Leveraging on enormous potentials in the nation’s Liquefied Natural Gas, LNG through investment has been described as the best way to boost productivity and drive economic growth.
Chairman, Strides Group, owners of Strides Energy & Maritime Ltd., Mr. Moritz Abazie, said the sector presents a good opportunity to complement revenue from oil exports for economic development if well managed.
According to him, the natural gas could be best described as ‘the energy of the future’ despite the threat of alternative energy sources, as it is in high demand for industrial processes. “Talking about gas, it is the energy of the future despite the threat of alternative energy sources.
Besides the use as energy source, gas is in high demand for industrial processes as feedstock for chemicals and fertilisers. The country’s gas potentials are enormous and could be managed to manifest into a robust economy through its huge contributions to her Gross Domestic Product as well as growth and development,” he said. Abazie further cautioned that the country was losing the competitive space in the LNG global industry due to non-implementation of FID on the additional trains.
“Nigeria was ranked the fourth largest LNG exporter in 2016 according to world LNG report. However, delays in taking final investment decisions (FID) in various LNG projects in the country has started eroding our market share in the global market. While we are going slowly on these, the United States, Australia and Russia are ramping up to take advantage of the growing demand.

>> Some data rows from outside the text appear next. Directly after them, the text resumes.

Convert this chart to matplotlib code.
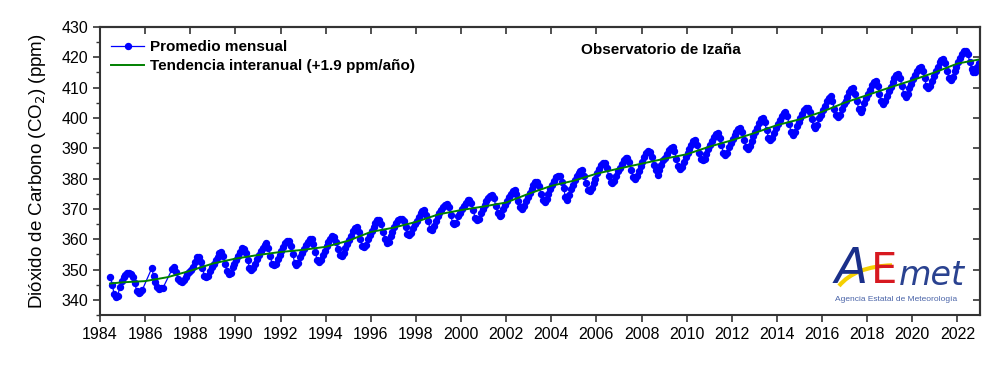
import numpy as np
import matplotlib.pyplot as plt
from matplotlib.ticker import MultipleLocator
from matplotlib.path import Path
from matplotlib.patches import PathPatch

plt.rcParams['font.family'] = ['Liberation Sans', 'DejaVu Sans']

# ---------------- Data (monthly CO2 at Izaña, ppm) ---------------- #
nan = np.nan
years = list(range(1984, 2023))
monthly = {
    1984: [nan, nan, nan, nan, nan, 347.6, 345.0, 342.0, 341.0, 341.4, 344.3, 346.2],
    1985: [347.5, 348.2, 348.8, 349.0, 348.6, 347.6, 345.5, 343.0, 342.4, 342.6, 343.3, nan],
    1986: [nan, nan, nan, 350.4, 348.0, 345.8, 344.2, 343.6, 343.8, 344.0, nan, nan],
    1987: [nan, nan, 350.3, 351.0, 349.2, 347.0, 346.2, 345.9, 346.5, 347.6, 348.5, 349.2],
    1988: [349.8, 351.0, 352.5, 354.0, 354.3, 352.5, 350.5, 348.0, 347.5, 348.0, 349.5, 350.8],
    1989: [351.8, 353.0, 354.3, 355.5, 355.8, 354.5, 352.0, 349.5, 348.6, 349.0, 350.8, 352.0],
    1990: [353.0, 354.5, 355.8, 357.0, 356.8, 355.5, 353.0, 350.6, 350.0, 350.5, 352.0, 353.5],
    1991: [354.8, 356.0, 357.2, 358.2, 358.6, 357.0, 354.5, 352.0, 351.4, 351.8, 353.5, 354.8],
    1992: [356.0, 357.3, 358.6, 359.5, 359.3, 357.8, 355.0, 352.3, 351.6, 352.2, 354.0, 355.5],
    1993: [356.8, 358.0, 359.2, 360.0, 360.2, 358.5, 355.8, 353.0, 352.5, 353.0, 354.8, 356.2],
    1994: [357.8, 359.0, 360.2, 361.0, 360.6, 359.0, 356.8, 354.8, 354.6, 355.5, 357.2, 358.5],
    1995: [359.8, 361.2, 362.6, 363.8, 364.1, 362.5, 360.2, 357.8, 357.5, 358.2, 360.0, 361.5],
    1996: [362.8, 364.0, 365.3, 366.2, 366.3, 365.0, 362.5, 360.0, 358.6, 359.0, 361.0, 362.5],
    1997: [364.0, 365.5, 366.5, 366.8, 366.8, 366.0, 364.0, 361.8, 361.3, 362.0, 363.8, 365.0],
    1998: [366.0, 367.3, 368.5, 369.4, 369.5, 368.0, 366.0, 363.5, 363.2, 364.2, 366.0, 367.5],
    1999: [368.5, 369.6, 370.7, 371.4, 371.5, 370.5, 368.0, 365.5, 365.0, 365.5, 367.5, 368.8],
    2000: [369.8, 371.0, 372.0, 372.8, 372.9, 371.8, 369.5, 367.0, 366.3, 366.8, 368.5, 370.0],
    2001: [371.2, 372.5, 373.6, 374.4, 374.5, 373.5, 371.0, 368.5, 367.6, 368.0, 369.8, 371.2],
    2002: [372.5, 373.8, 375.0, 376.0, 376.2, 375.0, 372.5, 370.5, 370.1, 370.8, 372.5, 374.0],
    2003: [375.3, 376.6, 377.8, 378.7, 378.9, 377.5, 375.0, 372.8, 372.3, 373.2, 375.0, 376.5],
    2004: [378.0, 379.3, 380.4, 381.0, 380.8, 379.0, 377.0, 374.0, 372.9, 374.5, 376.5, 378.0],
    2005: [379.6, 380.8, 381.8, 382.5, 382.7, 381.0, 378.5, 376.2, 375.9, 376.8, 378.5, 380.0],
    2006: [381.8, 383.0, 384.4, 385.2, 385.0, 383.5, 381.0, 379.0, 378.6, 379.3, 381.0, 382.5],
    2007: [383.5, 384.8, 386.0, 386.7, 386.8, 385.3, 382.8, 380.5, 380.0, 380.8, 382.5, 384.0],
    2008: [385.5, 387.0, 388.3, 389.0, 388.8, 387.0, 384.5, 382.7, 381.1, 382.8, 384.5, 386.0],
    2009: [386.8, 388.0, 389.3, 390.2, 390.4, 389.0, 386.5, 384.0, 383.0, 383.8, 385.5, 387.0],
    2010: [388.3, 389.8, 391.2, 392.4, 392.6, 391.0, 388.5, 386.5, 386.0, 386.5, 388.2, 389.8],
    2011: [391.0, 392.4, 393.8, 394.8, 395.1, 393.5, 391.0, 388.5, 387.7, 388.5, 390.3, 391.8],
    2012: [393.0, 394.3, 395.5, 396.3, 396.5, 395.2, 392.8, 390.5, 389.9, 390.8, 392.5, 394.0],
    2013: [395.5, 396.8, 398.2, 399.5, 399.8, 398.5, 396.0, 393.5, 392.6, 393.3, 395.0, 396.8],
    2014: [398.0, 399.3, 400.6, 401.5, 401.8, 400.5, 398.0, 395.5, 394.3, 395.5, 397.3, 398.8],
    2015: [400.0, 401.3, 402.5, 403.3, 403.4, 402.0, 399.5, 397.2, 396.5, 397.8, 399.8, 401.0],
    2016: [402.5, 404.0, 405.5, 406.7, 407.1, 405.5, 403.0, 401.0, 400.3, 401.0, 403.0, 404.5],
    2017: [405.5, 407.0, 408.5, 409.5, 409.7, 408.0, 405.5, 403.0, 402.0, 403.0, 405.0, 406.5],
    2018: [407.8, 409.3, 410.8, 411.8, 412.1, 410.5, 408.0, 405.5, 404.5, 405.5, 407.3, 409.0],
    2019: [410.3, 411.8, 413.2, 414.2, 414.4, 413.0, 410.5, 408.0, 406.9, 408.0, 409.8, 411.3],
    2020: [412.8, 414.2, 415.5, 416.5, 416.8, 415.5, 413.0, 410.5, 409.7, 410.5, 412.3, 413.8],
    2021: [415.3, 416.8, 418.3, 419.2, 419.3, 418.0, 415.5, 413.2, 412.4, 413.5, 415.3, 416.8],
    2022: [418.3, 419.8, 421.2, 422.0, 422.1, 421.0, 418.5, 416.2, 415.0, 415.2, 416.8, 418.0],
}

# interannual trend (smoothed), read at year starts
trend_x = [1984.45, 1985, 1986, 1987, 1988, 1989, 1990, 1991, 1992, 1993, 1994,
           1995, 1996, 1997, 1998, 1999, 2000, 2001, 2002, 2003, 2004, 2005,
           2006, 2007, 2008, 2009, 2010, 2011, 2012, 2013, 2014, 2015, 2016,
           2017, 2018, 2019, 2020, 2021, 2022, 2023]
trend_y = [345.4, 345.8, 346.2, 347.5, 349.6, 352.0, 353.6, 354.8, 355.8, 356.5, 357.5,
           359.5, 362.4, 363.8, 365.7, 368.2, 369.6, 370.8, 372.1, 375.0, 377.6, 379.3,
           381.6, 383.3, 384.9, 386.5, 388.0, 390.5, 392.6, 395.0, 397.6, 399.5, 402.0,
           405.0, 407.5, 410.0, 412.4, 415.0, 417.9, 419.3]

# flatten monthly values into a decimal-year series (missing months dropped)
t, co2 = [], []
for y in years:
    for m, v in enumerate(monthly[y]):
        if not np.isnan(v):
            t.append(y + (m + 0.5) / 12)
            co2.append(v)

# ---------------- Figure ---------------- #
fig = plt.figure(figsize=(10, 3.89), dpi=100)
ax = fig.add_axes([0.100, 0.190, 0.880, 0.741])

ax.plot(t, co2, '-', color='#0000ff', lw=0.9, marker='o', ms=4.3,
        label='Promedio mensual')
ax.plot(trend_x, trend_y, '-', color='#008000', lw=1.4,
        label='Tendencia interanual (+1.9 ppm/año)')

ax.set_xlim(1984, 2023)
ax.set_ylim(335, 430)
ax.xaxis.set_major_locator(MultipleLocator(2))
ax.yaxis.set_minor_locator(MultipleLocator(5))
ax.set_yticks(range(340, 431, 10))

ax.tick_params(axis='both', which='major', labelsize=11.5, length=5, width=1.2,
               color='#333333', direction='out')
ax.tick_params(axis='y', which='minor', length=3, width=1.0, color='#333333',
               direction='out')
for s in ax.spines.values():
    s.set_color('#333333')
    s.set_linewidth(1.5)

# inward ticks on top and right
sec_x = ax.secondary_xaxis('top')
sec_x.xaxis.set_major_locator(MultipleLocator(2))
sec_x.tick_params(direction='in', length=5, width=1.2, color='#333333',
                  labeltop=False)
sec_y = ax.secondary_yaxis('right')
sec_y.set_yticks(range(340, 431, 10))
sec_y.tick_params(direction='in', length=5, width=1.2, color='#333333',
                  labelright=False)
for s in list(sec_x.spines.values()) + list(sec_y.spines.values()):
    s.set_color('#333333')
    s.set_linewidth(1.5)

ax.set_ylabel('Dióxido de Carbono (CO$_2$) (ppm)', fontsize=13.5, labelpad=10)

leg = ax.legend(loc='upper left', bbox_to_anchor=(0.0, 0.99), frameon=False,
                handlelength=2.2, prop={'weight': 'bold', 'size': 11},
                borderaxespad=0.3, labelspacing=0.3, handletextpad=0.4)

ax.text(0.637, 0.918, 'Observatorio de Izaña', transform=ax.transAxes,
        ha='center', va='center', fontsize=11, fontweight='bold')

# AEMET logo (as text plus a yellow swoosh)
fig.text(0.851, 0.248, 'A', fontsize=35, color='#1a2f8a', style='italic',
         family='DejaVu Sans', ha='center', va='bottom')
fig.text(0.884, 0.250, 'E', fontsize=30, color='#d71920',
         family='DejaVu Sans', ha='center', va='bottom')
fig.text(0.932, 0.250, 'met', fontsize=24, color='#2a4290', style='italic',
         family='DejaVu Sans', ha='center', va='bottom')
swoosh = Path([(0.839, 0.265), (0.855, 0.315), (0.892, 0.318)],
              [Path.MOVETO, Path.CURVE3, Path.CURVE3])
fig.add_artist(PathPatch(swoosh, fill=False, ec='#f5d000', lw=3,
                         transform=fig.transFigure))
fig.text(0.896, 0.230, 'Agencia Estatal de Meteorología', fontsize=6.0,
         color='#4a64a8', ha='center', va='center')

fig.savefig('out.png', dpi=100)
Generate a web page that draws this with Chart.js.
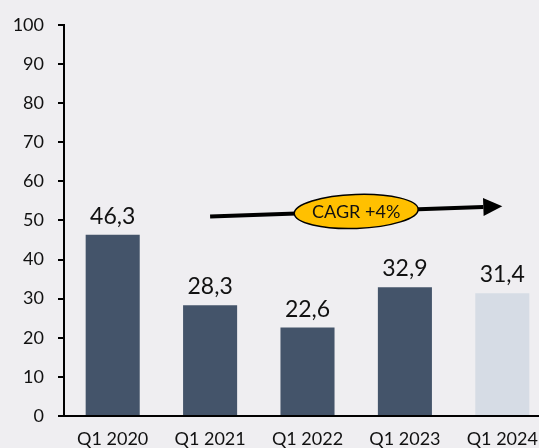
<!DOCTYPE html>
<html>
<head>
<meta charset="utf-8">
<script src="https://cdn.jsdelivr.net/npm/chart.js@4/dist/chart.umd.min.js"></script>
<style>
  html, body { margin: 0; padding: 0; overflow: hidden; background: #efeef1; }
  #wrap { width: 552px; height: 448px; }
</style>
</head>
<body>
<div id="wrap"><canvas id="MyChart" width="552" height="448"></canvas></div>
<script>
const quarters = ["Q1 2020", "Q1 2021", "Q1 2022", "Q1 2023", "Q1 2024"];
const revenue = [46.3, 28.3, 22.6, 32.9, 31.4];
const barColors = ["#44546a", "#44546a", "#44546a", "#44546a", "#d6dce5"];
const yTicks = [0, 10, 20, 30, 40, 50, 60, 70, 80, 90, 100];
// trend arrow: [category index, value] for start and end, and the label
const cagrFrom = [1, 51];
const cagrTo = [4, 53.6];
const cagrLabel = "CAGR +4%";

const FONT = "Lato, 'Open Sans', sans-serif";

const background = {
    id: "background",
    beforeDraw(chart) {
        const c = chart.ctx;
        c.save();
        c.fillStyle = "#efeef1";
        c.fillRect(0, 0, chart.width, chart.height);
        c.restore();
    }
};

const barLabels = {
    id: "barLabels",
    afterDatasetsDraw(chart) {
        const c = chart.ctx;
        const meta = chart.getDatasetMeta(0);
        c.save();
        c.font = "23px " + FONT;
        c.fillStyle = "#111111";
        c.textAlign = "center";
        c.textBaseline = "alphabetic";
        meta.data.forEach((bar, i) => {
            c.fillText(revenue[i].toFixed(1).replace(".", ","), bar.x, bar.y - 11);
        });
        c.restore();
    }
};

const cagrArrow = {
    id: "cagrArrow",
    afterDraw(chart) {
        const x = chart.scales.x, y = chart.scales.y;
        const c = chart.ctx;
        const x1 = x.getPixelForValue(cagrFrom[0]), y1 = y.getPixelForValue(cagrFrom[1]);
        const x2 = x.getPixelForValue(cagrTo[0]), y2 = y.getPixelForValue(cagrTo[1]);
        const ang = Math.atan2(y2 - y1, x2 - x1);
        const headLen = 19, headHalf = 9;
        const bx = x2 - headLen * Math.cos(ang), by = y2 - headLen * Math.sin(ang);
        c.save();
        c.strokeStyle = "#000";
        c.lineWidth = 4;
        c.beginPath();
        c.moveTo(x1, y1);
        c.lineTo(bx, by);
        c.stroke();
        c.fillStyle = "#000";
        c.beginPath();
        c.moveTo(x2, y2);
        c.lineTo(bx + headHalf * Math.sin(ang), by - headHalf * Math.cos(ang));
        c.lineTo(bx - headHalf * Math.sin(ang), by + headHalf * Math.cos(ang));
        c.closePath();
        c.fill();

        // label bubble halfway along
        const mx = x.getPixelForValue((cagrFrom[0] + cagrTo[0]) / 2);
        const my = y.getPixelForValue((cagrFrom[1] + cagrTo[1]) / 2);
        c.beginPath();
        c.ellipse(mx, my, 62, 17, ang, 0, Math.PI * 2);
        c.fillStyle = "#ffc000";
        c.fill();
        c.lineWidth = 1.5;
        c.stroke();
        c.fillStyle = "#111";
        c.font = "18px " + FONT;
        c.textAlign = "center";
        c.textBaseline = "middle";
        c.fillText(cagrLabel, mx, my + 1);
        c.restore();
    }
};

new Chart(document.getElementById("MyChart"), {
    type: "bar",
    data: {
        labels: quarters,
        datasets: [{
            data: revenue,
            backgroundColor: barColors,
            borderWidth: 0,
            categoryPercentage: 1,
            barPercentage: 0.555
        }]
    },
    options: {
        responsive: false,
        animation: false,
        layout: { padding: { top: 17, right: 1, left: 0, bottom: 0 } },
        plugins: { legend: { display: false }, tooltip: { enabled: false } },
        scales: {
            x: {
                grid: { display: false, drawTicks: false },
                border: { display: true, color: "#000", width: 2 },
                ticks: { color: "#111", font: { family: FONT, size: 18 }, padding: 12, maxRotation: 0 },
                afterFit(s) { s.height = 32; }
            },
            y: {
                min: 0,
                max: 100,
                afterBuildTicks(s) { s.ticks = yTicks.map(v => ({ value: v })); },
                grid: { drawOnChartArea: false, drawTicks: true, tickLength: 6, color: "#000", lineWidth: 2 },
                border: { display: true, color: "#000", width: 2 },
                ticks: { color: "#111", font: { family: FONT, size: 18 }, padding: 14 },
                afterFit(s) { s.width = 64; }
            }
        }
    },
    plugins: [background, barLabels, cagrArrow]
});
</script>
</body>
</html>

“The International Energy Agency disclosed in its latest gas market report, Gas 2018, that the USA will account for about 75 per cent of global LNG export growth by 2023 and will control 20 per cent of total market share. By 2016, USA had four per cent of the market share and occupied the 16th position while Nigeria occupied 4th position in global supply market size.
“It is noteworthy though that the Nigerian Liquefied Natural Gas Company N-LNG, signed its engineering design contract for Train 7 construction last week, this is in preparation for the signing of final investment decision later in the year. This will increase its production capacity from 22 million tonnes per annum (MTPA) to 30 MTPA, source progress no doubt.”
While commending the passage of the Petroleum Industry Governance Bill, PIGB, the oil and gas expert noted that investment potentials and security of the nation’s oil and gas sector was still locked down in the other pieces of legislation yet to be passed. He said: “Passage of the first section captioned Petroleum Industry Governance Bill, PIGB, is definitely a good development.
This section deals with management of NNPC, when this bill is signed into law, its implementation will see to the unbundling of NNPC, to create four new entities aimed at improving efficiency and transparency in management. “Having broken the Jinx, efforts can be channelled to passing the remaining three very important components of the PIB, via the fiscal framework, host community issues and the Petroleum Industry Administration bill.
“Passage of the fiscal framework bill will unlock investment into the industry especially the offshore sector. The bill on host community issues will help address the challenges of insecurity if it gives attractive stake to host communities, enough to incentivise them to protect oil and gas assets in their various domains.”